Amherst College Archives & Special Collections holds several books that document and respond to the bombing, particularly as seen by Japanese photographers working in the 1950s and beyond. Photography was a major component of student protest and other social movements in post-War Japan; these small, inexpensive photo books stand in contrast to the more expensive works such as Ken Domon’s oversize hardcover book Hiroshima (1958) or 11:02 Nagasaki (1966).
The following items are on display in Frost Library from August 6 through Monday, October 13. All are held by the Archives & Special Collections and are available for consultation in the Archives Reading Room on Frost Library Level A.






- John Hersey. “A Reporter at Large: Hiroshima” The New Yorker. August 31, 1946.
- All Japan Students Photographers Association. Hiroshima Hiroshima hírou-shima. Tokyo: Zen-Nihon Gakusei Shashin renmei, 1972.
- Ken Domon. Living Hiroshima. Tokyo: Tsukiji Shokan Co., Ltd., 1978.
- Iri Maruki and Toshi Maruki. Pika-Don. Translated by Ken’ichi Matsumura. Tokyo: Roba-no-Mimi, October 1979.
- Renzo Kinoshita and Sayoko Kinoshita. Pica-Don. Tokyo: Dynamic Sellers Publishing, 1979.
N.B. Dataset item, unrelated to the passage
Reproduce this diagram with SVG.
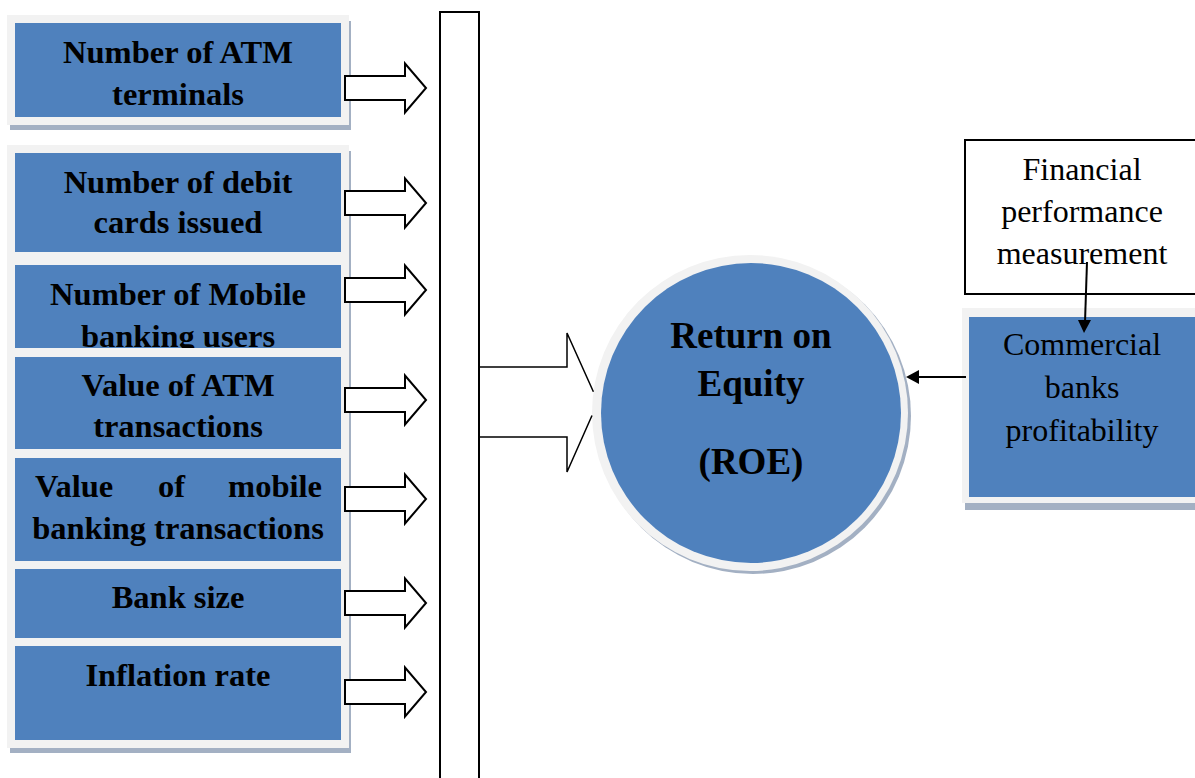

- Miyoko Matsubara (Japanese, 1932-2018). Laurence Wiig, translator. Little Boy: An Atomic Bomb Survivor Speaks to America. Second rough draft. Unpublished typescript, August 1984.
- Iri Maruki and Toshi Maruki. The Hiroshima Panels. Tokyo: Komine Shoten, 1990.
- Kikuji Kawanda. The Map. Tucson, AZ & Tokyo: Nazraeli Press & Getsuyosha Ltd., 2005. First Edition Thus Copy 196/500.
- Isiuchi Miyako (Japanese b. 1947). Hiroshima: Strings of Time. Hiroshima: Hiroshima City Museum of Contemporary Art, 2008.